Unfortunately, though, my complete intoxication made her newest novel just an okay read for me. Sure, it was a police procedural; sure, Louisa Smith (or Lou for short) has a soft voice, a sweet body, and a good head above her breastbone; sure, there was more than one body deader than a skunk on the side of the road; sure, the pace moved along in a rather efficient manner once I dipped a bit more than my toes in the water; sure, there was more than one bout of suffocation sexcapades that really set my imagination afire; and sure, the women and men were all equal parts intriguing and mind-boggling. And there might have even been a free love department marathon, not that yours truly was complaining.
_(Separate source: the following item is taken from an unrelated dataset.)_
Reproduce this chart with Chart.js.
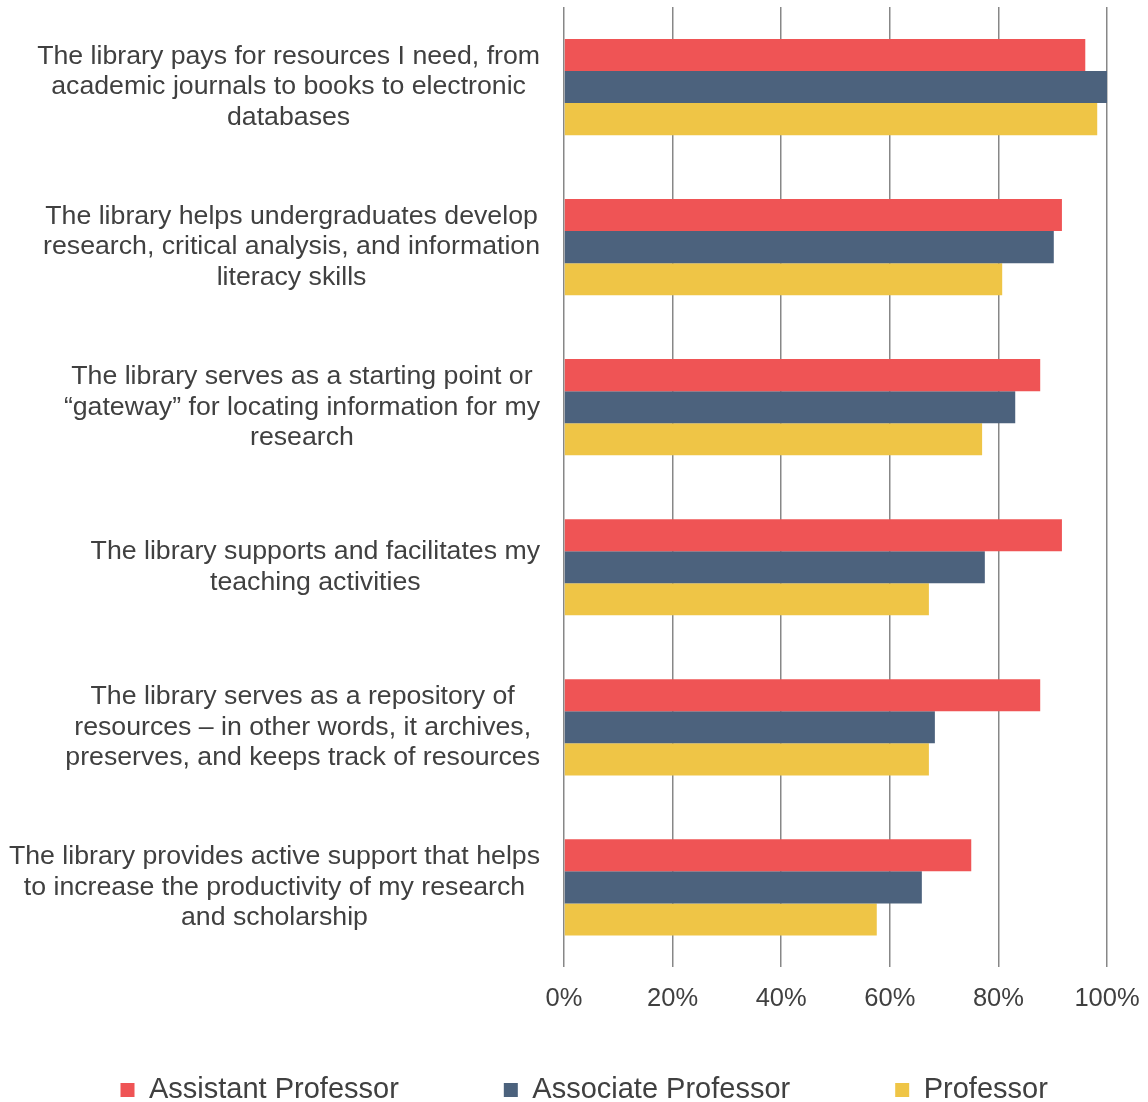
<!DOCTYPE html>
<html><head><meta charset="utf-8">
<script src="https://cdn.jsdelivr.net/npm/chart.js@4.4.1/dist/chart.umd.min.js"></script>
<style>html,body{margin:0;padding:0;background:#fff}#wrap{width:1148px;height:1102px;position:relative}</style>
</head><body><div id="wrap"><canvas id="c"></canvas></div>
<script>
const categories = [
  ["The library pays for resources I need, from", "academic journals to books to electronic", "databases"],
  ["The library helps undergraduates develop", "research, critical analysis, and information", "literacy skills"],
  ["The library serves as a starting point or", "\u201Cgateway\u201D for locating information for my", "research"],
  ["The library supports and facilitates my", "teaching activities"],
  ["The library serves as a repository of", "resources \u2013 in other words, it archives,", "preserves, and keeps track of resources"],
  ["The library provides active support that helps", "to increase the productivity of my research", "and scholarship"]
];
const seriesNames = ["Assistant Professor", "Associate Professor", "Professor"];
const assistantProfessor = [96.0, 91.7, 87.7, 91.7, 87.7, 75.0];
const associateProfessor = [100.0, 90.2, 83.1, 77.5, 68.3, 65.9];
const professor = [98.2, 80.7, 77.0, 67.2, 67.2, 57.6];
const xTicks = [0, 20, 40, 60, 80, 100];

const FONT = '"Liberation Sans", Arial, sans-serif';
const TEXT = '#404040';
Chart.defaults.font.family = FONT;
Chart.defaults.color = TEXT;

const LEGEND_PAD = 105;
const LEGEND_FONT = 29;
const LEGEND_CENTER_Y = 1090;
const LEGEND_SHIFT_X = 10.15;

const yLabelPlugin = {
  id: 'yLabels',
  afterDraw(chart) {
    const ys = chart.scales.y, ctx = chart.ctx;
    ctx.save();
    ctx.font = '26.7px ' + FONT;
    ctx.fillStyle = TEXT;
    ctx.textAlign = 'center';
    ctx.textBaseline = 'middle';
    const right = chart.chartArea.left - 24;
    const lh = 30.5;
    categories.forEach((lines, i) => {
      const cy = ys.getPixelForTick(i);
      const w = Math.max(...lines.map(l => ctx.measureText(l).width));
      const cx = right - w / 2;
      lines.forEach((l, j) => ctx.fillText(l, cx, cy + (j - (lines.length - 1) / 2) * lh));
    });
    ctx.restore();
  }
};

const legendPlace = {
  id: 'legendPlace',
  afterLayout(chart) {
    const lg = chart.legend;
    if (!lg) return;
    lg.left += LEGEND_SHIFT_X;
    lg.right += LEGEND_SHIFT_X;
    lg.top = LEGEND_CENTER_Y - LEGEND_PAD - LEGEND_FONT / 2;
    lg.bottom = chart.height;
  }
};

new Chart(document.getElementById('c'), {
  type: 'bar',
  data: {
    labels: categories,
    datasets: [
      { label: seriesNames[0], data: assistantProfessor, backgroundColor: '#EF5455' },
      { label: seriesNames[1], data: associateProfessor, backgroundColor: '#4C627D' },
      { label: seriesNames[2], data: professor, backgroundColor: '#EFC546' }
    ]
  },
  options: {
    indexAxis: 'y',
    responsive: true,
    maintainAspectRatio: false,
    animation: false,
    layout: { padding: { top: 7, bottom: 12, left: 0, right: 0 } },
    datasets: { bar: { categoryPercentage: 0.601, barPercentage: 1.0, borderWidth: 0 } },
    scales: {
      x: {
        min: 0, max: 100,
        afterBuildTicks: s => { s.ticks = xTicks.map(v => ({ value: v })); },
        afterFit: s => { s.paddingRight = 41; },
        ticks: { callback: v => v + '%', font: { size: 25.5 }, color: TEXT, padding: 16, maxRotation: 0 },
        grid: { color: '#878787', lineWidth: 1.5, drawTicks: false },
        border: { display: false }
      },
      y: {
        afterFit: s => { s.width = 564; },
        ticks: { display: false },
        grid: { display: false },
        border: { display: false }
      }
    },
    plugins: {
      tooltip: { enabled: false },
      legend: {
        position: 'bottom',
        maxHeight: 60,
        labels: { boxWidth: 14, boxHeight: 14, padding: LEGEND_PAD, color: TEXT, font: { size: LEGEND_FONT } }
      }
    }
  },
  plugins: [yLabelPlugin, legendPlace]
});
</script>
</body></html>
But this novel didn’t make my toes curl, the way her debut novel did. I mean that was some serious shit, and this was merely minor shit. And I know I shouldn’t compare the two novels, and I know Ms. Haynes can write circles around plenty of writers and still have a few more spins left in the tank, and I know I probably would have enjoyed this novel had I not read her debut novel, but I can’t erase the image of that particular masterpiece from the equation, since it touched me on some deeper level, and nearly caused me to forget who I was for about six hours. While this tale just was strictly a wee bit of entertainment.
Oh, and I’d be a bit remiss, if I didn’t mention the situation near the end of this story, so cover your eyes and ears, if you’d prefer not to see how your eggs are cooked. *BEGIN SPOILER* (view spoiler)Suzanne Martin was a perfectly excellent villain, and might have been a bit too smart for her own good. But, seriously, you’re going to spout off the entire story of how you killed Polly Leuchars to Andrew Hamilton. I don’t care if he’s a fuckwit of an investigator, and you’re going to turn around and drug his ass later, and even if he was a rather entertaining shag for a few hours. *END SPOILER*
Otherwise, I’d say we’re doing just fine here. Just not fine enough for my heightened expectations.
I received this ARC for free at Bouchercon.